Smart and World Vision aim to hold national and provincial tournaments across Cambodia and engage thousands of Cambodians – be it participants or spectators. However, they stopped short of naming the three provinces they will start with.
“World Vision exists to empower families and communities to create a better world for children, and this is done through repairing and transforming relationships at all levels of society – within the family, within the community, and within a nation.
“We believe Smart’s mission of connecting people all across Cambodia is one that is absolutely beneficial for the development of this nation. Because at its core, relationships require communication and connection,” World Vision national director Jason Evans said in a press statement.
Smart Axiata chief executive officer Thomas Hundt echoed Mr. Evans’ statement, adding that the project will empower Cambodians to make their communities more sustainable through the increasingly popular sport of football.
“We hope to score this one great goal to offer vulnerable children an opportunity of new hopes and dreams,” he said.

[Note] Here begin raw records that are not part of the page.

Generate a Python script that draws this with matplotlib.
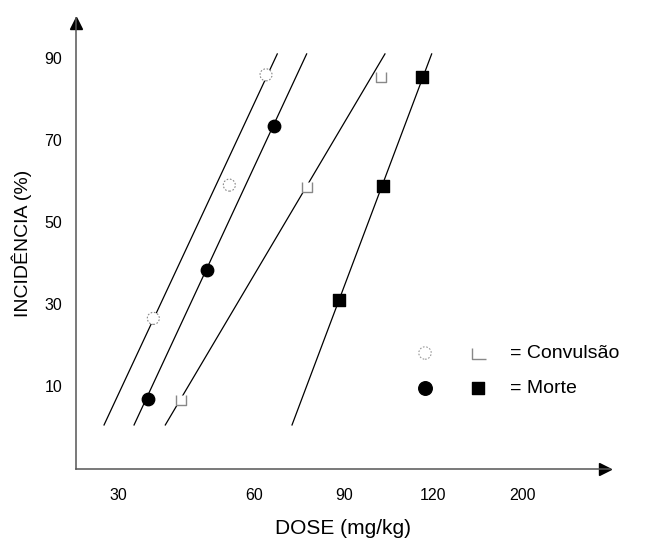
import matplotlib
matplotlib.use("Agg")
import matplotlib.pyplot as plt
from matplotlib.transforms import offset_copy

plt.rcParams['font.family'] = ['Liberation Sans', 'DejaVu Sans']

# ---- data (x in axis position units; 60/90/120/200 evenly spaced) ----
x_tick_pos = [0.47, 2, 3, 4, 5]
x_tick_labels = ['30', '60', '90', '120', '200']
x_mark_pos = [2, 3, 4, 5]
y_tick_vals = [10, 30, 50, 70, 90]
y_mark_vals = [50, 90]

conv_circ_x = [0.866, 1.717, 2.128]
conv_circ_y = [26.5, 59.0, 85.9]
morte_circ_x = [0.81, 1.470, 2.217]
morte_circ_y = [6.8, 38.3, 73.4]
conv_sq_x = [1.18, 2.583, 3.42]
conv_sq_y = [6.6, 58.6, 85.3]
morte_sq_x = [2.95, 3.434, 3.88]
morte_sq_y = [31.0, 58.9, 85.3]

# fitted lines: x at the low and high end of each line
line_y = [0.5, 91.0]
line_conv_circ_x = [0.314, 2.254]
line_morte_circ_x = [0.65, 2.583]
line_conv_sq_x = [1.0, 3.46]
line_morte_sq_x = [2.419, 3.983]

fig = plt.figure(figsize=(6.58, 5.52), dpi=100)
ax = fig.add_axes([76/658, 83/552, 534/658, 451/552])
ax.set_xlim(0, 5.98)
ax.set_ylim(-10.24, 99.76)

for lx in [line_conv_circ_x, line_morte_circ_x, line_conv_sq_x, line_morte_sq_x]:
    ax.plot(lx, line_y, color='black', lw=0.9, zorder=2)

u_marker = [(-1, 1), (-1, -1), (1, -1), (1, 1)]
l_marker = [(-1, 0.8), (-1, -1), (1.3, -1)]

ax.scatter(conv_circ_x, conv_circ_y, s=75, facecolors='white', edgecolors='#888888',
           linewidths=0.8, linestyles=(0, (1.5, 1.5)), zorder=3)
ax.scatter(morte_circ_x, morte_circ_y, s=80, c='black', marker='o', zorder=3)
ax.scatter(conv_sq_x, conv_sq_y, s=62, facecolors='white', edgecolors='#888888',
           marker=u_marker, linewidths=1.0, zorder=3)
ax.scatter(morte_sq_x, morte_sq_y, s=75, c='black', marker='s', zorder=3)

# axes
for s in ['top', 'right']:
    ax.spines[s].set_visible(False)
for s in ['left', 'bottom']:
    ax.spines[s].set_color('#555555')
    ax.spines[s].set_linewidth(1.1)

ax.set_xticks(x_tick_pos)
ax.set_xticklabels(x_tick_labels)
ax.set_xticks(x_mark_pos, minor=True)
ax.set_yticks(y_tick_vals)
ax.set_yticklabels([str(v) for v in y_tick_vals])
ax.set_yticks(y_mark_vals, minor=True)
ax.tick_params(axis='both', which='major', length=0, labelsize=11.5, colors='black')
ax.tick_params(axis='x', which='major', pad=14)
ax.tick_params(axis='y', which='major', pad=10)
ax.tick_params(axis='x', which='minor', direction='in', length=6, width=0.8, color='#555555')
ax.tick_params(axis='y', which='minor', direction='in', length=10, width=0.8, color='#555555')

ax.set_xlabel('DOSE (mg/kg)', fontsize=15, labelpad=11)
ax.set_ylabel('INCIDÊNCIA (%)', fontsize=14, labelpad=9)

# arrow heads
ax.plot([1], [0], marker='>', color='black', markersize=8, clip_on=False,
        transform=offset_copy(ax.transAxes, fig, x=-5, y=0, units='dots'))
ax.plot([0], [1], marker='^', color='black', markersize=8, clip_on=False,
        transform=offset_copy(ax.transAxes, fig, x=0, y=-5, units='dots'))

# legend
ax.scatter([0.6536], [0.2572], s=80, facecolors='white', edgecolors='#999999',
           linewidths=0.8, linestyles=(0, (1.5, 1.5)), transform=ax.transAxes, clip_on=False)
ax.scatter([0.7528], [0.2572], s=120, facecolors='white', edgecolors='#888888',
           marker=l_marker, linewidths=1.0, transform=ax.transAxes, clip_on=False)
ax.text(0.8127, 0.2572, '= Convulsão', fontsize=14, va='center', ha='left', transform=ax.transAxes)
ax.scatter([0.6536], [0.1796], s=95, c='black', marker='o', transform=ax.transAxes, clip_on=False)
ax.scatter([0.7528], [0.1796], s=65, c='black', marker='s', transform=ax.transAxes, clip_on=False)
ax.text(0.8127, 0.1796, '= Morte', fontsize=14, va='center', ha='left', transform=ax.transAxes)

fig.savefig('out.png', dpi=100)
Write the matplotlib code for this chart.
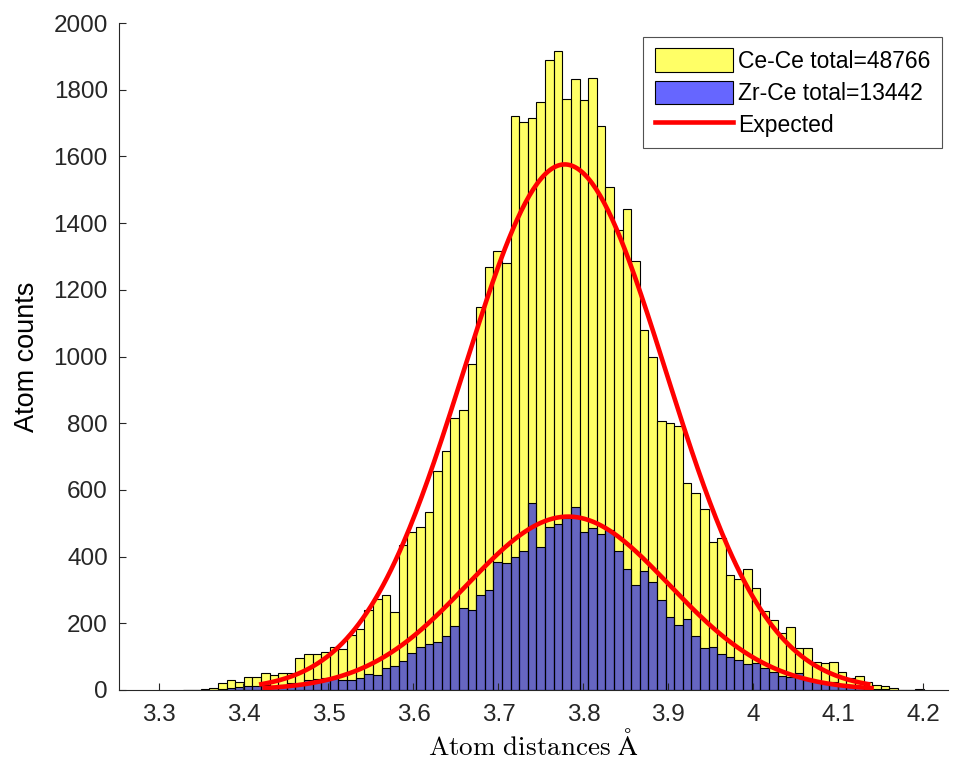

Should this project prove to be successful, Smart and World Vision will look to scale up “One Goal” nationwide.
Smart has also teamed up with UNESCO and the Ministry of Education, Youth and Sport to improve access for all to education in the Kingdom. “UNESCO is working very closely with the Ministry of Education, Youth and Sport, and Smart had decided to team up with the UN agency as an exclusive partner in the education sector to support all programs that UNESCO is planning to introduce and implement in the next couple of years,” Mr. Hundt told Khmer Times.
“We believe that education is the key to prosperity. It is the key to getting Cambodians out of poverty and it is making tremendous changes everywhere. We are really committed to it [education] that’s why we have signed this long-term strategic partnership with UNESCO,” he added.
“It’s still a big effort to increase the literacy rate in the country and it’s an ongoing effort by UNESCO and the Ministry of Education, Youth and Sport, in partnership with Smart, to tackle the problem.”